Why do some Americans behave like crybabies when things don’t go their way?
The latest example is their whining about Canada’s West Coast port in Prince Rupert. Americans are taking steps to impose hefty costs on containers landed in Prince Rupert and shipped overland to the U.S. on the grounds that the port’s construction was supported by government.
What a phoney complaint. Both countries use public funds to invest in infrastructure, including ports, airports and highways.
Rather, this should be seen as yet another example of the American propensity to blame foreigners for their problems.
In this latest case, Americans also claim that because they impose a tax to cover port dredging costs and Prince Rupert doesn’t means there is a nefarious Canadian plot to steal businesses away from U.S. ports.
It’s a bit like the softwood lumber dispute. Because Canada manages its forests differently than the U.S., then that’s “unfair” if it means our lumber is cheaper.
The reality is that Prince Rupert is much closer to Asia than U.S. West Coast ports, by three to four shipping days. So that’s a big cost advantage. But that’s a simple matter of geography. It also has efficient rail connections to deliver cargoes into the heart of the U.S. That’s the result of smart rail industry investment.
This latest “Blame Canada” excuse for U.S. difficulties is not surprising — but the U.S. blame game, directed not just at Canada but at China, India, Mexico and Brazil for example, may get much worse as the U.S. tries to grapple with its self-inflicted wounds, with a political system that has become dysfunctional, an economy plagued by high unemployment and an unsustainable fiscal situation.

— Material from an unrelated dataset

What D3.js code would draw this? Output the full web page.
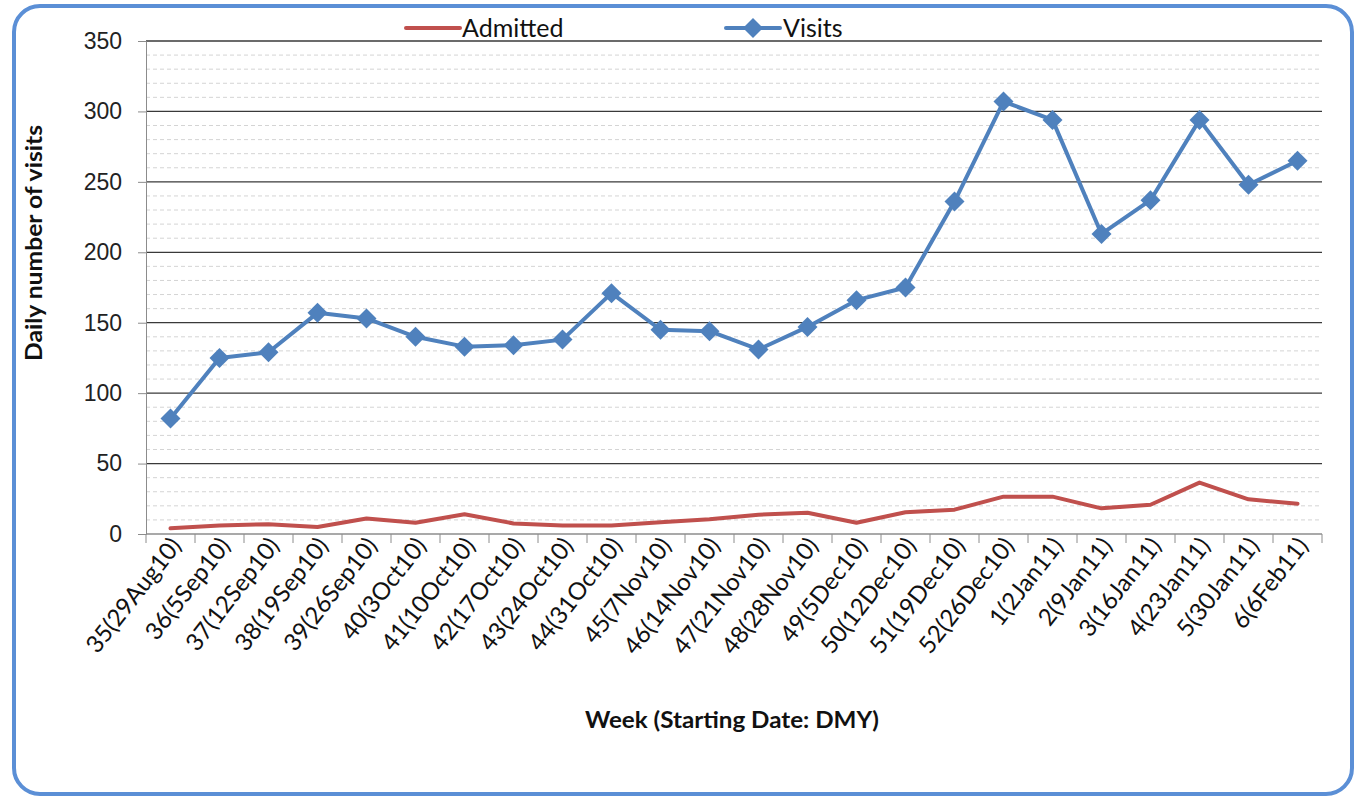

Of course, Americans have some legitimate trade grievances, as do most countries, including Canada. But as Fred Bergsten, a former senior U.S. Treasury official and in recent years president of the Peterson Institute for International Economics in Washington acknowledged recently, the U.S. itself has made many mistakes.
“Our primary and secondary education system is no longer qualifying our people to succeed in a highly competitive global economy,” he said recently.
Likewise, “we do not save enough as a nation to finance adequate levels of investment and we therefore borrow $500 billion annually from the rest of the world. Our infrastructure is falling behind world-class standards and, in many cases, is literally crumbling. Our governmental support for technological innovation, which has been critically important for some of the most important advances of the past half century, is lagging.”
But these fundamental U.S. problems, along with the fiscal mess and housing market collapse, cannot be blamed on other countries.
It is the failure of Americans to run their own affairs competently that is at the root of the American malaise today.
The unwillingness of Americans to pay for wars in Afghanistan and Iraq with higher taxes and instead introducing huge tax cuts, for example, cannot be blamed on Canada or China or any other country.
This, as we have seen, doesn’t deter Americans from lashing out at the rest of the world. It is always easier to blame someone else, as Bergsten does, claiming, in a burst of hyperbole, that China’s currency policy is “by far the largest protectionist measure adopted by any country since the Second World War — and probably in all of history.”
While China’s currency policy poses problems, this is an absurd statement.
In fact, U.S. economic mismanagement has almost certainly imposed bigger costs on the rest of the world in recent decades.
The nation’s unwillingness to pay for the Vietnam War with higher taxes plunged the entire world into the worst bout of inflation in decades and set the stage for a decade of stagflation.
Its failure to properly regulate its financial system, including rating agencies, and mortgage markets plunged the world into the 2008-09 economic crisis, costing millions of people their jobs and savings.
Governments were forced to go deeply into debt to counter the crisis and it will take years to restore financial health.
Canadians, of course, appreciate the many benefits of close ties with our neighbour to the south, and sympathize with their current difficulties.
But if the U.S. wants to restore its economic and political health, it should correct its self-inflicted mistakes rather than lashing out, like a wounded animal, to those who happen to be near it.
Prince Rupert is not to blame for what’s gone wrong in the U.S.